Each episode of Dinner: Imposssible introduces Irvine and two assisting sous chefs to a new and unique culinary situation. He is challenged to draw upon his experience and skills in the kitchen to produce whatever food items the situation calls for while meeting or surpassing house standards. A twist in the format dictates that Irvine isn’t warned ahead of time what he is going to be doing.
Simon remembered Irvine’s reaction when it was revealed to him that he’d be baking. “He’s so used to cooking, the producers of the show wanted to throw him a curve ball,” Simon said. “When they saw it was a bakery, they were shaking their heads because they knew it would be hard. Irvine hates baking.”
JB Bakery, a full-line retail operation, has been in business for 55 years. “We wanted to use an older bakery that has been around for a while, a really classic bakery, to make sure it wasn’t too easy on Robert,” said producer Sara Finne.

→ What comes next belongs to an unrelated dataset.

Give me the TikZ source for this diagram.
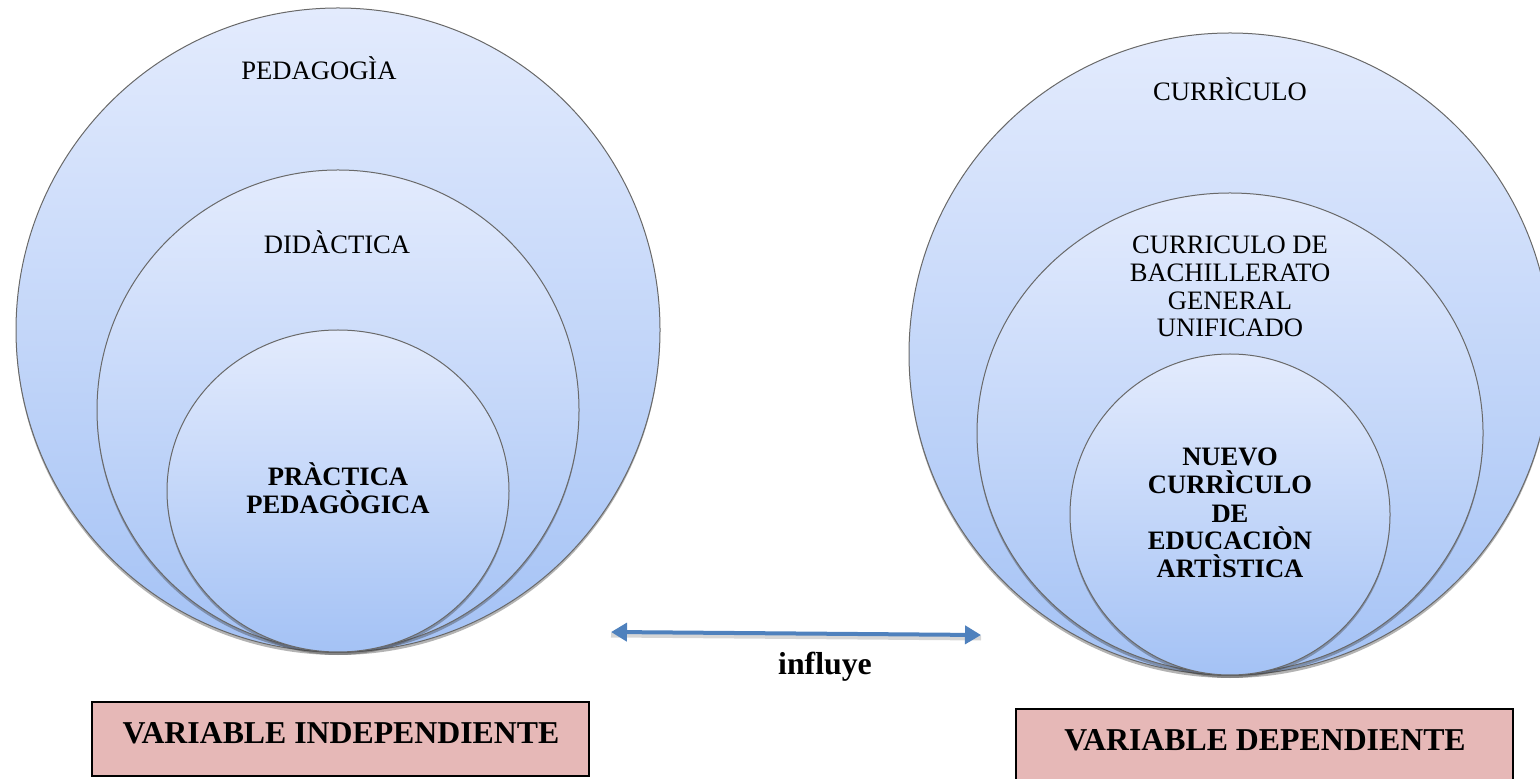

On the morning of June 12, the regular employees at JB Bakery took the day off, and the camera crew set up camp. Simon gave Irvine a half-hour briefing on where things were, what machines did what, and a list of orders for the next day before turning the chef loose in the bakery. The task included producing 1,200 donuts, 30 pies, 120 muffins and 120 miniature pastries, not to mention a few cookies and birthday cakes.
Elizabeth Conway, store manager and Simon’s sister, made sure the orders went out in the morning. She pushed Irvine, who himself looks like a military drill instructor, to keep him on track. Simon said there was a lot of friction between the two throughout the night.
“Usually, he’s able to talk a lot about what he’s doing, tell the audience stories and tips,” Simon said. “He didn’t really know much about baking, though, so the interplay between him and my sister kept it pretty interesting.”
The night had it’s minor disasters. A full rack of donuts spilled, a sous chef burned his arm on the fry oil and a preschool sent back a decorated cake that wasn’t up to snuff. The donuts and pastries that survived didn’t look quite as appetizing as they normally would, but Simon said that customers didn’t seem to mind.
“They weren’t pretty, but they still tasted good,” he said.
Dinner: Impossible is in its second season and airs on the Food Network at 10 p.m. Wednesdays EST. The episode featuring JB Bakery begins airing this month.